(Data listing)
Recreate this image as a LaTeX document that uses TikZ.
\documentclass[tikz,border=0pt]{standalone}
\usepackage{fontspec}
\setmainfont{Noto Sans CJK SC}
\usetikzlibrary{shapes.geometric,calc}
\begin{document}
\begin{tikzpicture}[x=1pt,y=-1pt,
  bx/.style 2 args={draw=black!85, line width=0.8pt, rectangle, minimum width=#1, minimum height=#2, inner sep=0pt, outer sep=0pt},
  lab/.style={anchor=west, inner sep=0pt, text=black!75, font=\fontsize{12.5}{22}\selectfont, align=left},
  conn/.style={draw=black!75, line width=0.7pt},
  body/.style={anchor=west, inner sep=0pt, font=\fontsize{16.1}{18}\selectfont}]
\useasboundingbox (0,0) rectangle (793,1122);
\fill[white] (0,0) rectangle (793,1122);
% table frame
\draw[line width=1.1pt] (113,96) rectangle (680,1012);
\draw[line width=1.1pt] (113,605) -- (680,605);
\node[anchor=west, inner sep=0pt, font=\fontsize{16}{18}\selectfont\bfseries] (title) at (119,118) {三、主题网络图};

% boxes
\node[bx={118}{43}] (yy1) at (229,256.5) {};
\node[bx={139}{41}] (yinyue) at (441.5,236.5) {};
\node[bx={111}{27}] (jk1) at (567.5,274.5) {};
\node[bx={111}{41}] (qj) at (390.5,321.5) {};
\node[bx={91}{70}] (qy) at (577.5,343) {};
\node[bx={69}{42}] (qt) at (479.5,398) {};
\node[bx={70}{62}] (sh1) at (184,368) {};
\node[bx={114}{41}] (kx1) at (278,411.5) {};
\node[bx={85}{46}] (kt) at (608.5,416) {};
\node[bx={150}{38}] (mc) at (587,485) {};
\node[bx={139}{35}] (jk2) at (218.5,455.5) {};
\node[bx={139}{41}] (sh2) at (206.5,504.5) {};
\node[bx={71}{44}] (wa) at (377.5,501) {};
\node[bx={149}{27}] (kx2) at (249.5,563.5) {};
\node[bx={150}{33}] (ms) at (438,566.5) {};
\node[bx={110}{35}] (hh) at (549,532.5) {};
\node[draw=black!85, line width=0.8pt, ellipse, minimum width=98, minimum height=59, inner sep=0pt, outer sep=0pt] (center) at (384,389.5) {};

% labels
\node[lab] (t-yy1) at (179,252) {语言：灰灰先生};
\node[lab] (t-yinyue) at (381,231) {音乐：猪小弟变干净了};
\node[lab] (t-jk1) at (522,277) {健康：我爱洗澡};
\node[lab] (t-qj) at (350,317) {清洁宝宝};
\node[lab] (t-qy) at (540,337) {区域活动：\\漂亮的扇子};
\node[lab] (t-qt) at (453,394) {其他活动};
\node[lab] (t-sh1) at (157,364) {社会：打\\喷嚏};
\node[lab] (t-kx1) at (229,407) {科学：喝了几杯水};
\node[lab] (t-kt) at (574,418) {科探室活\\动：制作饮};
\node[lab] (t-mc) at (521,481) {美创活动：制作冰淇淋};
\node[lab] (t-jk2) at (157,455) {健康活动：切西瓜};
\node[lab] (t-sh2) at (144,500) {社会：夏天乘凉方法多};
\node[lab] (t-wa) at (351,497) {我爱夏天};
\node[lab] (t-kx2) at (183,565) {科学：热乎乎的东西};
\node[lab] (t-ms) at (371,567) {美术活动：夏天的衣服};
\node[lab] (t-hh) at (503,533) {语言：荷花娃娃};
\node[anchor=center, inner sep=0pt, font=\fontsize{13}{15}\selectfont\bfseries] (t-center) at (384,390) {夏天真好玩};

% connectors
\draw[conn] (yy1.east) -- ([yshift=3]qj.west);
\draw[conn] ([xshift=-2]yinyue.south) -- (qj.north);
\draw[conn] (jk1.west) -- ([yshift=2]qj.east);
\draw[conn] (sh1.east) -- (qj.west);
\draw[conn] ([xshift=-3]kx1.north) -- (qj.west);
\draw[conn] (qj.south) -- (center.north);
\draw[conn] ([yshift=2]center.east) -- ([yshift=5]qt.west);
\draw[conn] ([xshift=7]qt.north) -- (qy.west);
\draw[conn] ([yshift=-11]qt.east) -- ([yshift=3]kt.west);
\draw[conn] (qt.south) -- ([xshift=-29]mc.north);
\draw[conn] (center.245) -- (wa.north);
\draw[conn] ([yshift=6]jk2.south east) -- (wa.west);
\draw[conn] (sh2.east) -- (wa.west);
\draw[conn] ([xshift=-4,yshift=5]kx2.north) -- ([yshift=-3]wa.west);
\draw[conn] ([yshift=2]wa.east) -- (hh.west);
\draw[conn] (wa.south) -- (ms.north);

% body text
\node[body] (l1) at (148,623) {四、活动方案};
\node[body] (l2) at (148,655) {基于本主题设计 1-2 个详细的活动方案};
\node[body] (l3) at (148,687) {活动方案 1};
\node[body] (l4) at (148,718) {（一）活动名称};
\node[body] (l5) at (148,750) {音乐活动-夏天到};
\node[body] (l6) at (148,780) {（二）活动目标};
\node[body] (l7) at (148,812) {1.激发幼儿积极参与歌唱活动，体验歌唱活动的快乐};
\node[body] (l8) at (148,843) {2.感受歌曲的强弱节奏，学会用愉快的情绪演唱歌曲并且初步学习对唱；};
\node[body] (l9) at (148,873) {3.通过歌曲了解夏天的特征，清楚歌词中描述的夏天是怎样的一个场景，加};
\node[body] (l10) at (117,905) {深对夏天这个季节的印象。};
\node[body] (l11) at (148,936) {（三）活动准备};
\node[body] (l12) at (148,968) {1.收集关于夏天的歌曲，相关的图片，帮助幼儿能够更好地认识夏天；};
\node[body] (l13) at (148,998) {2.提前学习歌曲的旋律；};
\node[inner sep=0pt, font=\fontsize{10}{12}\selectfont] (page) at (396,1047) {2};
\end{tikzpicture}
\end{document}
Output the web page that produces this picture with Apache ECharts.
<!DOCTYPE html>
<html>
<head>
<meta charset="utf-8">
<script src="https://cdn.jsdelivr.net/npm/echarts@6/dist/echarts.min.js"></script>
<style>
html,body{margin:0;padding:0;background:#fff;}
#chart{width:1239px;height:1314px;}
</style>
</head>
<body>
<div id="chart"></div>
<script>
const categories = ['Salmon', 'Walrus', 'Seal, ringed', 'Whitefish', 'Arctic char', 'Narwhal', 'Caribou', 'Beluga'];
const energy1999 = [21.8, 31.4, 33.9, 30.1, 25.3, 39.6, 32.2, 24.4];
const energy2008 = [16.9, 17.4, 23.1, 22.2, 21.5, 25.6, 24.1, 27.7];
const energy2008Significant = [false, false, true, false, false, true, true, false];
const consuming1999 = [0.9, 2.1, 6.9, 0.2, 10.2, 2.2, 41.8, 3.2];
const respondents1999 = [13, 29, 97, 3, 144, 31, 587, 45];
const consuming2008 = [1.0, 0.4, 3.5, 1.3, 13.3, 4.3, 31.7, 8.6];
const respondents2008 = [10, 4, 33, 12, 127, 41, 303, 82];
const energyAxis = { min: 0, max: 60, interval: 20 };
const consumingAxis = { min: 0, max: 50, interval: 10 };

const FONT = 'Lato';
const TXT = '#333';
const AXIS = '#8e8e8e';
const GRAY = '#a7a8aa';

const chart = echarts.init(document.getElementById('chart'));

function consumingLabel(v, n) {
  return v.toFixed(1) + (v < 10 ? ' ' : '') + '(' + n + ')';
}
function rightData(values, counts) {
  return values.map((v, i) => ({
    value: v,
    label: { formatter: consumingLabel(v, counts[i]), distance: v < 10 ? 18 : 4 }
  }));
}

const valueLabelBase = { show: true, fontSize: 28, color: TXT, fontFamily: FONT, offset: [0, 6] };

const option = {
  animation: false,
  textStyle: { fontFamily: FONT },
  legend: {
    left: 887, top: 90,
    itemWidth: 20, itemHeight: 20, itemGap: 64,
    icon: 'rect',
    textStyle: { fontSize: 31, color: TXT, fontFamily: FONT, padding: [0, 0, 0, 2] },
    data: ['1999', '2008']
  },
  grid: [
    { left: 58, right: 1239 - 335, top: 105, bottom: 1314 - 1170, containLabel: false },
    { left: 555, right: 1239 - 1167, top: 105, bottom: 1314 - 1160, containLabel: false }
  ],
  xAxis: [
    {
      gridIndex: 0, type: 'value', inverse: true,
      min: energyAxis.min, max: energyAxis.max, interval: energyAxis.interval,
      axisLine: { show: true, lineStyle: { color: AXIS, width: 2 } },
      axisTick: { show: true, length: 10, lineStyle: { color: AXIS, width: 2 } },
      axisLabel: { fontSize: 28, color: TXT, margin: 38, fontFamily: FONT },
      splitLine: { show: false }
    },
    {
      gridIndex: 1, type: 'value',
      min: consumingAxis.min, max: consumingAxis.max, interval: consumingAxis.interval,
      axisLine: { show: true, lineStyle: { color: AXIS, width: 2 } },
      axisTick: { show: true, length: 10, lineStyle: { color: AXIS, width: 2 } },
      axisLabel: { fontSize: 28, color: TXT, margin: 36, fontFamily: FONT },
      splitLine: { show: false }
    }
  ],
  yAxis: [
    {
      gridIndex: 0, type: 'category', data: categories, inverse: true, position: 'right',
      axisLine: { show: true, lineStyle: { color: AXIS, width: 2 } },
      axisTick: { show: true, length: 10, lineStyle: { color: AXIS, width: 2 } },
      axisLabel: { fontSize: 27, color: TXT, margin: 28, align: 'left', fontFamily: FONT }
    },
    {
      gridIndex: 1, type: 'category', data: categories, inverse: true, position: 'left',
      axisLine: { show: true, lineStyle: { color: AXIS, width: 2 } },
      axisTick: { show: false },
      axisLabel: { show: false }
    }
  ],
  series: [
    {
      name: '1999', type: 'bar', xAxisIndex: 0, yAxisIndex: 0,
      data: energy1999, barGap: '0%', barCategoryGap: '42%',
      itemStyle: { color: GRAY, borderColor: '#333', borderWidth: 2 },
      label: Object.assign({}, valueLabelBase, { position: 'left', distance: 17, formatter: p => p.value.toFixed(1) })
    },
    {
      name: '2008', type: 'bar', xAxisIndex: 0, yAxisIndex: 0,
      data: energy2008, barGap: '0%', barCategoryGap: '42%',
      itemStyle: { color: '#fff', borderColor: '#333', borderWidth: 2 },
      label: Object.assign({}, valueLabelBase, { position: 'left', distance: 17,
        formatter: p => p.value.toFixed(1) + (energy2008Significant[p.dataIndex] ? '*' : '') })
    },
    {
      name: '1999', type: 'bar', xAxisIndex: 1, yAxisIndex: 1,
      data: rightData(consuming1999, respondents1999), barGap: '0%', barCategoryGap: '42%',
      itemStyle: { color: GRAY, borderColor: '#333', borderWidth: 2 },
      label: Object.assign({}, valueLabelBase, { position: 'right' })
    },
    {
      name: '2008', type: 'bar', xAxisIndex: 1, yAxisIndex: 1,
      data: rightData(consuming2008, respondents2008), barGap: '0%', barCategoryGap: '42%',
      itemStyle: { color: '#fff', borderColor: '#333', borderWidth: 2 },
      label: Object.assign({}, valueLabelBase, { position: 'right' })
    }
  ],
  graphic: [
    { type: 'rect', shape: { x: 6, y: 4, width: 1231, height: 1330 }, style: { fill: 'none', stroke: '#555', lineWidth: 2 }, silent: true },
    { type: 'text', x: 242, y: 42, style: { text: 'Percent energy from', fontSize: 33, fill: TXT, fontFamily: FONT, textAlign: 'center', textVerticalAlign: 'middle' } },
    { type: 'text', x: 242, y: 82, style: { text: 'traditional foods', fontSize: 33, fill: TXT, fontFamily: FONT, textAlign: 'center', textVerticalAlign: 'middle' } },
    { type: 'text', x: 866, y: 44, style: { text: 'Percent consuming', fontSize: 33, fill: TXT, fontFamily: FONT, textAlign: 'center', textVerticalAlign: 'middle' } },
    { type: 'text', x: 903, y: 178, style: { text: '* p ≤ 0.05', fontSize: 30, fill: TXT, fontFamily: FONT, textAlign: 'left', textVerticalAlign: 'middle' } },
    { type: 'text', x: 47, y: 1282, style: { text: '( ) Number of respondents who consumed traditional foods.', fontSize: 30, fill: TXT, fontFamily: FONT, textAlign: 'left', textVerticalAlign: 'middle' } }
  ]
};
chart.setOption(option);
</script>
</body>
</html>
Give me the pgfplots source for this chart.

> DIRECTIONS
Go through the listing above and pull out each line containing the word "that".

> ANSWER TO THE EXERCISE
Recreate this image as a LaTeX document that uses TikZ.
Output the web page that produces this picture with Apache ECharts.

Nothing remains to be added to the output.